While others sometimes expressed awe at Bibb’s devotion to her late sister and her child, Bibb said matter of factly, “What else was I supposed to do? This is what family does.”

This year the family will sit down to Thanksgiving dinner with one less place setting on the table. Bibb’s mother’ Sarah Taylor, died last month. While Bibb admitted it will be “hard to see the holidays come,” she can look back on the many years of seeking counsel and comfort from a woman she said was the epitome of the word “mom.”

“She was a very strong person,” Bibb said. “She always made sure her children had a home and food and clothes. She didn’t have a big job, but she took care of her family.”

Bibb’s father, Marshall Taylor Sr., is 86 years old and still independent, she said with a smile.

Like many people, Bibb’s sense of family extends to people who may not be related by blood or marriage, but by the bonds of Christian brotherhood. She has attended New Jerusalem Christian Center for 13 years and is thankful for the people who have become her church family.

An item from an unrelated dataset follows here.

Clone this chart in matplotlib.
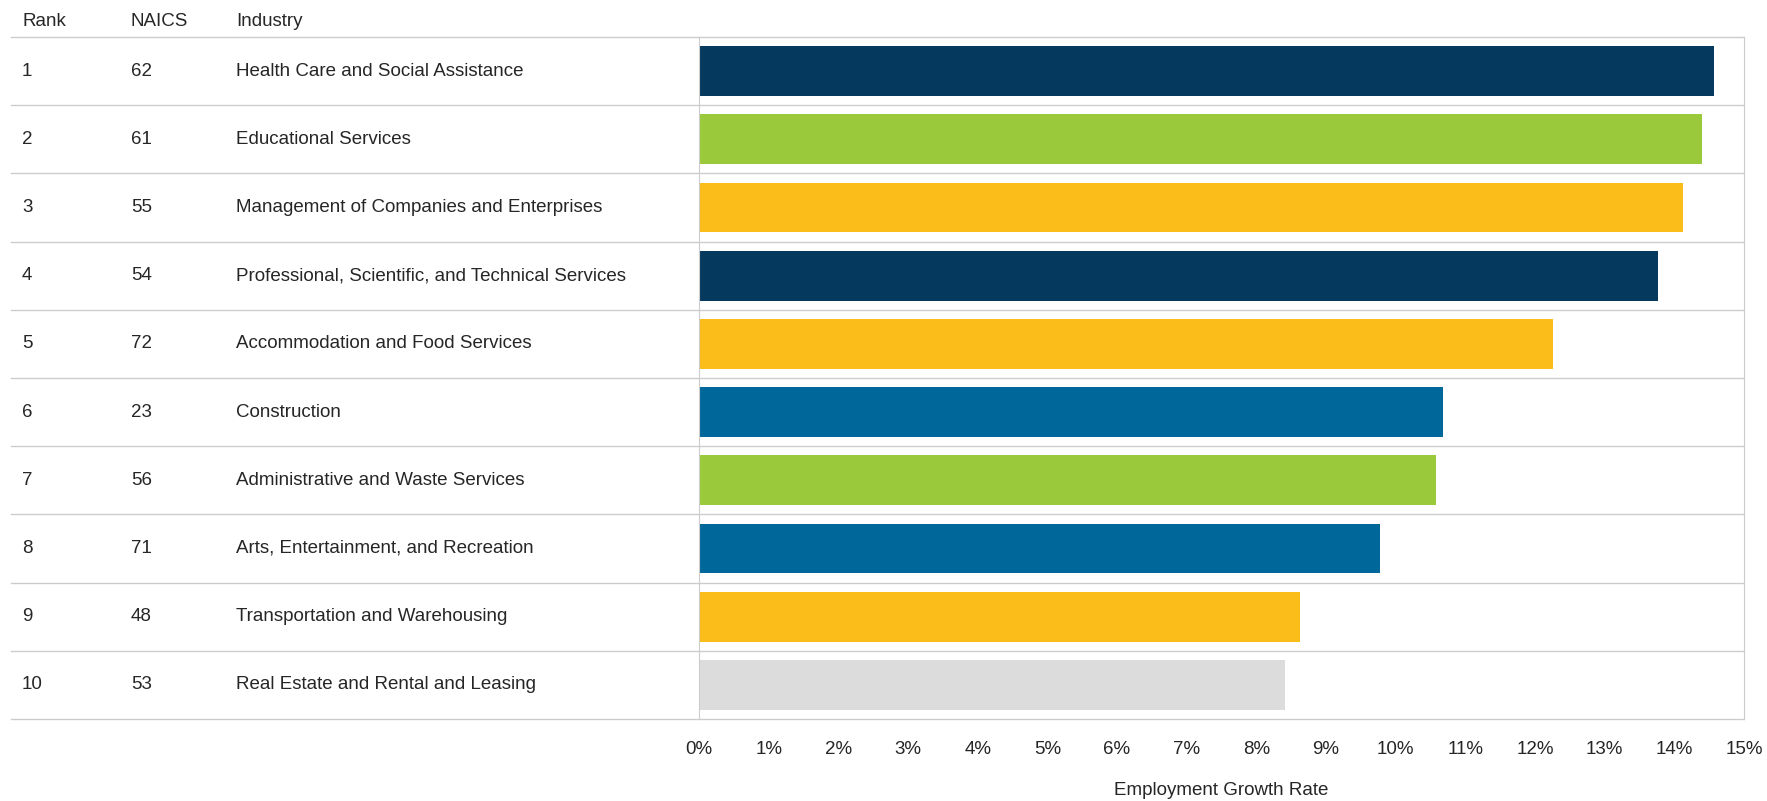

“They are wonderful, wonderful people,” she said. “They are people who understand. I believe everyone has been through something. We might not all go through the same thing, but everyone knows what pain feels like and we should be able to feel for each other. All we have is each other.”

At the center of all of this is God, Bibb said.

“He is my source. He’s where I go to. And he has been good to us,” she said.

There have been heartaches and joys, some sadness and some things for which Bibb is happy. Is her glass half full or half empty? Neither, she said.

“I feel like my cup runs over. I may not have much in material things, but I have love and I am blessed. Whatever I’ve needed, God has provided,” she said.

She credits her parents for instilling in her this love of God that has sustained her this day and every day.